— DIRECTIONS —
Transcribe the listing verbatim. Do not carry over any pictures.

— DATA SHOWN —
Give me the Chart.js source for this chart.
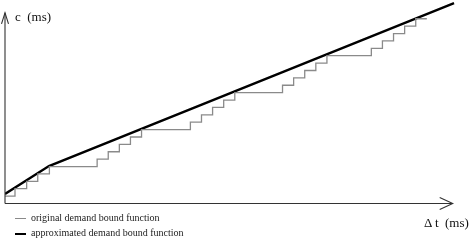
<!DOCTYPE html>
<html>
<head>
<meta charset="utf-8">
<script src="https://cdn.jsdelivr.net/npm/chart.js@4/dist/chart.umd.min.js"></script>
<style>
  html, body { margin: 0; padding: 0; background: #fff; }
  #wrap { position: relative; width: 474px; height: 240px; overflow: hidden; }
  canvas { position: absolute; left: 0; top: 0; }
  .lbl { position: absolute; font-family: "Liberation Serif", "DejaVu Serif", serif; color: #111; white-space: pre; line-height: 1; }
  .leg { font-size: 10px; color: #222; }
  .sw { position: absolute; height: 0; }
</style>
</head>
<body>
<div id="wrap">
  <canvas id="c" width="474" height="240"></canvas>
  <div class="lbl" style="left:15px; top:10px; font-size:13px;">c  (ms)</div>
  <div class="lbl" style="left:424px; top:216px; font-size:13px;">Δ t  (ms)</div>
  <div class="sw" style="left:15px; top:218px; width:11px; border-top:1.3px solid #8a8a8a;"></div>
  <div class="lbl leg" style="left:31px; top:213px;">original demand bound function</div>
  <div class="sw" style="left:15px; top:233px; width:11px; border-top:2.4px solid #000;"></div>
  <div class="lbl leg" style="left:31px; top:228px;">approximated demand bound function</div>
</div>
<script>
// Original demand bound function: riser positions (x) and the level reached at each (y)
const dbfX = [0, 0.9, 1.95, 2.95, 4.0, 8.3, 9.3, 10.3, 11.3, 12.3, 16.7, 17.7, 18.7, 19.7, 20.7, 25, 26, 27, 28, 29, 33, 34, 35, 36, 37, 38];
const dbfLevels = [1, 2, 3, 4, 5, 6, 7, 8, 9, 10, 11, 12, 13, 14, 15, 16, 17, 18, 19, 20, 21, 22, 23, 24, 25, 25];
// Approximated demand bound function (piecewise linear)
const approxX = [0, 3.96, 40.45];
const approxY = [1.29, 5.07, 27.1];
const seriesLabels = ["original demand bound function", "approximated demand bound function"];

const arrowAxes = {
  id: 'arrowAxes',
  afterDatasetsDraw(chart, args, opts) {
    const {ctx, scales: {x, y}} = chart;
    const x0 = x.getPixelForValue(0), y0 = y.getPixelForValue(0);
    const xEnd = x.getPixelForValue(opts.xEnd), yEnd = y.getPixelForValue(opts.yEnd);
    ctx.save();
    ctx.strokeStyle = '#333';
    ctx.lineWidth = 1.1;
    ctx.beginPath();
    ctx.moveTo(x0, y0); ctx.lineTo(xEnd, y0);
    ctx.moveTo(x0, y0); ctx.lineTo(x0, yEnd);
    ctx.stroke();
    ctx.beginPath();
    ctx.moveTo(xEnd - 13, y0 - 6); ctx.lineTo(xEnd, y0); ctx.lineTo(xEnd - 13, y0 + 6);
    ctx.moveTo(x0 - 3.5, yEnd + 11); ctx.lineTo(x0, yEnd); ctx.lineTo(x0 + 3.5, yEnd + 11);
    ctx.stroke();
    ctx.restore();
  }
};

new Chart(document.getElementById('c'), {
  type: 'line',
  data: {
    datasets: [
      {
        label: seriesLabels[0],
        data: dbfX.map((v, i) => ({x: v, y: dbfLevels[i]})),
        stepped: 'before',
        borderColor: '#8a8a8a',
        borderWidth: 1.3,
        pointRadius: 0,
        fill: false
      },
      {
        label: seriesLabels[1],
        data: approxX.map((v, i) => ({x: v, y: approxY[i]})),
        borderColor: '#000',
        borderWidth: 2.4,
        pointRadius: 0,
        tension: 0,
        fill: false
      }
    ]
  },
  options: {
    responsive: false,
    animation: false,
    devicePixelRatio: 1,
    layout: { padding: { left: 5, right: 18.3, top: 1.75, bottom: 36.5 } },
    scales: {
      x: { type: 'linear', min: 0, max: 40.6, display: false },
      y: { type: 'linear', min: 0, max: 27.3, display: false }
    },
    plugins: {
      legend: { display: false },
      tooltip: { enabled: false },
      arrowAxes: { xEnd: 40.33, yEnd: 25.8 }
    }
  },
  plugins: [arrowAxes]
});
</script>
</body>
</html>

— EXPECTED ANSWER —
Give me the Chart.js source for this chart.
<!DOCTYPE html>
<html>
<head>
<meta charset="utf-8">
<script src="https://cdn.jsdelivr.net/npm/chart.js@4/dist/chart.umd.min.js"></script>
<style>
  html, body { margin: 0; padding: 0; background: #fff; }
  #wrap { position: relative; width: 474px; height: 240px; overflow: hidden; }
  canvas { position: absolute; left: 0; top: 0; }
  .lbl { position: absolute; font-family: "Liberation Serif", "DejaVu Serif", serif; color: #111; white-space: pre; line-height: 1; }
  .leg { font-size: 10px; color: #222; }
  .sw { position: absolute; height: 0; }
</style>
</head>
<body>
<div id="wrap">
  <canvas id="c" width="474" height="240"></canvas>
  <div class="lbl" style="left:15px; top:10px; font-size:13px;">c  (ms)</div>
  <div class="lbl" style="left:424px; top:216px; font-size:13px;">Δ t  (ms)</div>
  <div class="sw" style="left:15px; top:218px; width:11px; border-top:1.3px solid #8a8a8a;"></div>
  <div class="lbl leg" style="left:31px; top:213px;">original demand bound function</div>
  <div class="sw" style="left:15px; top:233px; width:11px; border-top:2.4px solid #000;"></div>
  <div class="lbl leg" style="left:31px; top:228px;">approximated demand bound function</div>
</div>
<script>
// Original demand bound function: riser positions (x) and the level reached at each (y)
const dbfX = [0, 0.9, 1.95, 2.95, 4.0, 8.3, 9.3, 10.3, 11.3, 12.3, 16.7, 17.7, 18.7, 19.7, 20.7, 25, 26, 27, 28, 29, 33, 34, 35, 36, 37, 38];
const dbfLevels = [1, 2, 3, 4, 5, 6, 7, 8, 9, 10, 11, 12, 13, 14, 15, 16, 17, 18, 19, 20, 21, 22, 23, 24, 25, 25];
// Approximated demand bound function (piecewise linear)
const approxX = [0, 3.96, 40.45];
const approxY = [1.29, 5.07, 27.1];
const seriesLabels = ["original demand bound function", "approximated demand bound function"];

const arrowAxes = {
  id: 'arrowAxes',
  afterDatasetsDraw(chart, args, opts) {
    const {ctx, scales: {x, y}} = chart;
    const x0 = x.getPixelForValue(0), y0 = y.getPixelForValue(0);
    const xEnd = x.getPixelForValue(opts.xEnd), yEnd = y.getPixelForValue(opts.yEnd);
    ctx.save();
    ctx.strokeStyle = '#333';
    ctx.lineWidth = 1.1;
    ctx.beginPath();
    ctx.moveTo(x0, y0); ctx.lineTo(xEnd, y0);
    ctx.moveTo(x0, y0); ctx.lineTo(x0, yEnd);
    ctx.stroke();
    ctx.beginPath();
    ctx.moveTo(xEnd - 13, y0 - 6); ctx.lineTo(xEnd, y0); ctx.lineTo(xEnd - 13, y0 + 6);
    ctx.moveTo(x0 - 3.5, yEnd + 11); ctx.lineTo(x0, yEnd); ctx.lineTo(x0 + 3.5, yEnd + 11);
    ctx.stroke();
    ctx.restore();
  }
};

new Chart(document.getElementById('c'), {
  type: 'line',
  data: {
    datasets: [
      {
        label: seriesLabels[0],
        data: dbfX.map((v, i) => ({x: v, y: dbfLevels[i]})),
        stepped: 'before',
        borderColor: '#8a8a8a',
        borderWidth: 1.3,
        pointRadius: 0,
        fill: false
      },
      {
        label: seriesLabels[1],
        data: approxX.map((v, i) => ({x: v, y: approxY[i]})),
        borderColor: '#000',
        borderWidth: 2.4,
        pointRadius: 0,
        tension: 0,
        fill: false
      }
    ]
  },
  options: {
    responsive: false,
    animation: false,
    devicePixelRatio: 1,
    layout: { padding: { left: 5, right: 18.3, top: 1.75, bottom: 36.5 } },
    scales: {
      x: { type: 'linear', min: 0, max: 40.6, display: false },
      y: { type: 'linear', min: 0, max: 27.3, display: false }
    },
    plugins: {
      legend: { display: false },
      tooltip: { enabled: false },
      arrowAxes: { xEnd: 40.33, yEnd: 25.8 }
    }
  },
  plugins: [arrowAxes]
});
</script>
</body>
</html>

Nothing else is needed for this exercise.